Psalm 5 is another of King David’s beautiful songs of trust in God. He pleads for protection from his enemies, but always reminds himself and us, that God will be with him no matter what.
In the 5th chapter of Mathew we cover a lot of territory, but probably the most well known parts of the Gospels is the beginning of this chapter. The sermon on the mount is significant in many ways and it is the first of five discourses given by Jesus in the Gospel of Mathew. It’s said that because Mathew’s intended audience was Jewish converts to Christianity, he strictures these five discourses to reflect the five Books of Moses contained in the beginning of the Old Testament. Many times in Mathew’s gospel he sets scenes that remind us of Moses, and this is most likely to show Jesus is the one prophesied in Deuteronomy as the one greater than Moses.

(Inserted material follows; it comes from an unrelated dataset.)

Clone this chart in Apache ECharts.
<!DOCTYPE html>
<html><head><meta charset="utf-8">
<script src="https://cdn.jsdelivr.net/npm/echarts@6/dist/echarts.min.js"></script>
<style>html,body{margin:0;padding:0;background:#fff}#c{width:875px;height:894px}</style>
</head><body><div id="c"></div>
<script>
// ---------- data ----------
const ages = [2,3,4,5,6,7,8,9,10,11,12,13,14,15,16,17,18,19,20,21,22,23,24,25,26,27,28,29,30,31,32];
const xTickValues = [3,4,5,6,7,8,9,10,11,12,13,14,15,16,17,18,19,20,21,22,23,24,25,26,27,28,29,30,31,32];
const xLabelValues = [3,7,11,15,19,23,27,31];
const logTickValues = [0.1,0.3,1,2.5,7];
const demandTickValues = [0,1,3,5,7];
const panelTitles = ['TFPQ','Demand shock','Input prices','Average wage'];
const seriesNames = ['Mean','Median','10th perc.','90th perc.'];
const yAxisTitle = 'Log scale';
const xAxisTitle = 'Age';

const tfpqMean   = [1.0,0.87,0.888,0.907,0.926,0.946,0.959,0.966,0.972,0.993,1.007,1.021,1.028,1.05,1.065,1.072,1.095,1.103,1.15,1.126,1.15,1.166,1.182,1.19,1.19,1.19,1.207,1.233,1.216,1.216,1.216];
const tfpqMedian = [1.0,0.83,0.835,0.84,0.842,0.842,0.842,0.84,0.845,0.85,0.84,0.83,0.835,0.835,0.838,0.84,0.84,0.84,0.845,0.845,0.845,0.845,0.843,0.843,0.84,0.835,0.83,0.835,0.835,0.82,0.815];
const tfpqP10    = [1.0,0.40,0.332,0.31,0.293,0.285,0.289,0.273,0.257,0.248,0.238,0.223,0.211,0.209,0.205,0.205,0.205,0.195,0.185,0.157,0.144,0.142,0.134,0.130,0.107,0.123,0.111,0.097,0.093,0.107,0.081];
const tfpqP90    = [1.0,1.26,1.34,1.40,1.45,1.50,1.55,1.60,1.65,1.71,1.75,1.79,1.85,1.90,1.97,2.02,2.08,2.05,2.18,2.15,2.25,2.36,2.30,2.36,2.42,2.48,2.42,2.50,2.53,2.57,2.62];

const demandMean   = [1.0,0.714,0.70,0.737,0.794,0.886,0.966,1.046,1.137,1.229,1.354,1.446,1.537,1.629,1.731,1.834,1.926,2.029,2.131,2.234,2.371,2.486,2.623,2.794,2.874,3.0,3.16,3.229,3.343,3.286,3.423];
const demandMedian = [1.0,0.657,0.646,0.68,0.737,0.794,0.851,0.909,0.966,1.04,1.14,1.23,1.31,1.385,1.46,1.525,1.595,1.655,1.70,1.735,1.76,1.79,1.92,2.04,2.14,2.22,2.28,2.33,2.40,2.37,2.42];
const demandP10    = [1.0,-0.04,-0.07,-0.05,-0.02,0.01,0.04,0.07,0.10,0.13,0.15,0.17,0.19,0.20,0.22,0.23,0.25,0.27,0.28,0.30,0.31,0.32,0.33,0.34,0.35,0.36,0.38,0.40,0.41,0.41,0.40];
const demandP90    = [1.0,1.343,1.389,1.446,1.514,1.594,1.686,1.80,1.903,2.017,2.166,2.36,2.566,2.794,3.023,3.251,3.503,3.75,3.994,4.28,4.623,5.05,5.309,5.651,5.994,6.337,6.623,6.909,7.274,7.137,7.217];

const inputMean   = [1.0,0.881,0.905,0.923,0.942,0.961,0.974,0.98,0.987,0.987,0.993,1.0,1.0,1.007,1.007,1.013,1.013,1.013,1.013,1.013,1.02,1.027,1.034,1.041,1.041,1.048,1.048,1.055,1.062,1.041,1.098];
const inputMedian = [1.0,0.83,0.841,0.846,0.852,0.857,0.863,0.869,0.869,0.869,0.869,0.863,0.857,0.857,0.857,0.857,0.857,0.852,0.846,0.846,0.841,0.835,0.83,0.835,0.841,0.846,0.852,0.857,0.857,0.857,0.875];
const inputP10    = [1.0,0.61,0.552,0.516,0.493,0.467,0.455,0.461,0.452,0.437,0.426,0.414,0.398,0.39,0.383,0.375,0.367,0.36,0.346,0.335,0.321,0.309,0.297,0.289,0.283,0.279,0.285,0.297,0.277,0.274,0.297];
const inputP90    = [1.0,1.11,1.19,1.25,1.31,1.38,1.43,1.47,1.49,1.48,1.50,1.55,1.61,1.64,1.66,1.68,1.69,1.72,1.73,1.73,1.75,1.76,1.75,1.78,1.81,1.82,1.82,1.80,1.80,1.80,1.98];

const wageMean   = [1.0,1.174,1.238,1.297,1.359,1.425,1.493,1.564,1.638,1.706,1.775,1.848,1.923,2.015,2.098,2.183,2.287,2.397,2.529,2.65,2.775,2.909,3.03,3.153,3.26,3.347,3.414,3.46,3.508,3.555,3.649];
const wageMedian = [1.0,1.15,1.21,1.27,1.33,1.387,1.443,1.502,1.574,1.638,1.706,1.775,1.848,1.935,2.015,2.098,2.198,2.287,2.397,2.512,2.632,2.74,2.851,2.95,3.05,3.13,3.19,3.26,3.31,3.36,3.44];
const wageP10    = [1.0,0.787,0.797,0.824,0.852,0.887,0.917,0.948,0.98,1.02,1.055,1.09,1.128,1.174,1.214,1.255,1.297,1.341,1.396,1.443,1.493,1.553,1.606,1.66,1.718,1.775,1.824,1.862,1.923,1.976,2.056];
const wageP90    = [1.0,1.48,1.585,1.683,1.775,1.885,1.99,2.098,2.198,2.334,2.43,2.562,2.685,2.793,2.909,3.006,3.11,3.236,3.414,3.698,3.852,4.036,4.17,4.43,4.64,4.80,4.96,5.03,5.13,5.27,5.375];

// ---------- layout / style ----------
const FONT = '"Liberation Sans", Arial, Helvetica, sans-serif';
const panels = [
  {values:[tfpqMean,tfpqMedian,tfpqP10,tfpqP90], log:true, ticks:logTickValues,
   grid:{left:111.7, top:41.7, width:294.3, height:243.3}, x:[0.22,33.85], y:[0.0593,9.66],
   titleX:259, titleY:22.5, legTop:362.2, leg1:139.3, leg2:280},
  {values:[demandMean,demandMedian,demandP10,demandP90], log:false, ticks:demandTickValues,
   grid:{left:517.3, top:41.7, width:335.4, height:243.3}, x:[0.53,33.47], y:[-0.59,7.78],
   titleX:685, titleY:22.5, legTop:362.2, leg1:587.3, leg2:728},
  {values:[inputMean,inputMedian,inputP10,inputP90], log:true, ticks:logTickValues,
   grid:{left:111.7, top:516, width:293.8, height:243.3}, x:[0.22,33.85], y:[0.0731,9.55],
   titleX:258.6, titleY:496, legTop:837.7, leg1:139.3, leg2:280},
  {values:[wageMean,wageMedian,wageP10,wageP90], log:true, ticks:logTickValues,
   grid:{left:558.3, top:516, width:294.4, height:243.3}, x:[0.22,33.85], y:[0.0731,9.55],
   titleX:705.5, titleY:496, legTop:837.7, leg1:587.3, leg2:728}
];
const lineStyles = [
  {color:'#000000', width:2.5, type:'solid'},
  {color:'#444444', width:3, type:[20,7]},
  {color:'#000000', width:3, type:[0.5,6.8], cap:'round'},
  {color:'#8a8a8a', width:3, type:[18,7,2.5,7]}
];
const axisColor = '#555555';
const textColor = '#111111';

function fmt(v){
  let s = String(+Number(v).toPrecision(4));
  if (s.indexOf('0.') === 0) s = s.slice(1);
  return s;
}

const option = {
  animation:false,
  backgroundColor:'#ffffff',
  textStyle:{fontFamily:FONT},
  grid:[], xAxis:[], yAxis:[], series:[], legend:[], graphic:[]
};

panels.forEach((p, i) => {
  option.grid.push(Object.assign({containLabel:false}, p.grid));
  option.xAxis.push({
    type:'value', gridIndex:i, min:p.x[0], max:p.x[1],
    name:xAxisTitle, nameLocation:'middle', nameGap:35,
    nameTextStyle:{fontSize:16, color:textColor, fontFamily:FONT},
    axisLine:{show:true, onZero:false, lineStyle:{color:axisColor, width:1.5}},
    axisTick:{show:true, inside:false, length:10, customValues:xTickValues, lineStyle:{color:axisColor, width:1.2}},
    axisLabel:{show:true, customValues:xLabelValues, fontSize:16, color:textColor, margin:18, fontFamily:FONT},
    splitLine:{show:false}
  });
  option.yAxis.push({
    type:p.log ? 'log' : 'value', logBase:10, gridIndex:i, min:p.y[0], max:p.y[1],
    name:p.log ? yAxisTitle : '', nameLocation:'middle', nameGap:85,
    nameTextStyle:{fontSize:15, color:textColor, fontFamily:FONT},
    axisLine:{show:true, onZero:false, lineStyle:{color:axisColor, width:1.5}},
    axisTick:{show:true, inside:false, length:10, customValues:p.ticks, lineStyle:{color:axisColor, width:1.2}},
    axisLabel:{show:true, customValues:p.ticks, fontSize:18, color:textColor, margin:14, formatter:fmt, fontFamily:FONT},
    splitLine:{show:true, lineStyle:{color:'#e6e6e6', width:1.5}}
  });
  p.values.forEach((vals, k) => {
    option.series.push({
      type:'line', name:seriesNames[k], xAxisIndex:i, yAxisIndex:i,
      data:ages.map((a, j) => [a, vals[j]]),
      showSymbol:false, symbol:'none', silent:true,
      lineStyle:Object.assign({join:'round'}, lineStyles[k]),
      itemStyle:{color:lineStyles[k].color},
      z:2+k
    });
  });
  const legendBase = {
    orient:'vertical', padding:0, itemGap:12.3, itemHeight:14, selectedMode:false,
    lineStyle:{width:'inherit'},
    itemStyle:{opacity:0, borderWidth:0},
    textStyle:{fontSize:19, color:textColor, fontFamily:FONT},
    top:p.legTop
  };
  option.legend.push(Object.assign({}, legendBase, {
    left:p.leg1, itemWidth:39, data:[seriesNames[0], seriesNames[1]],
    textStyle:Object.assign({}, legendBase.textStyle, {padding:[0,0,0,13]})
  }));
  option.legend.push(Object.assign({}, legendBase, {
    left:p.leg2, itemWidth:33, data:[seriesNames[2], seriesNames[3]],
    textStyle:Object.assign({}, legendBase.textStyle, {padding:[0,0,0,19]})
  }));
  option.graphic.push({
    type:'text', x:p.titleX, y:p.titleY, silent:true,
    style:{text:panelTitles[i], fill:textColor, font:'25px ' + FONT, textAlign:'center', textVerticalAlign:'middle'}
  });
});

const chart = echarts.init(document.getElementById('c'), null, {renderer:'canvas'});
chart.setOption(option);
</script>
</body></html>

At the beginning of this chapter Jesus brings the disciples up the mountain to deliver the new law as He regularly says “you have heard it said… but I say to you.” This elevation of the law contrasts with Moses coming down the mountain to deliver the old law at Mount Sinai.
“The mountain signifies the higher precepts of righteousness, for the precepts given to Israel were lower. God gave lesser laws to those requiring the bonds of fear, but higher laws to those ready to be set free by love.
The higher precepts are for the kingdom of heaven, just as the lower precepts were for a kingdom on earth.”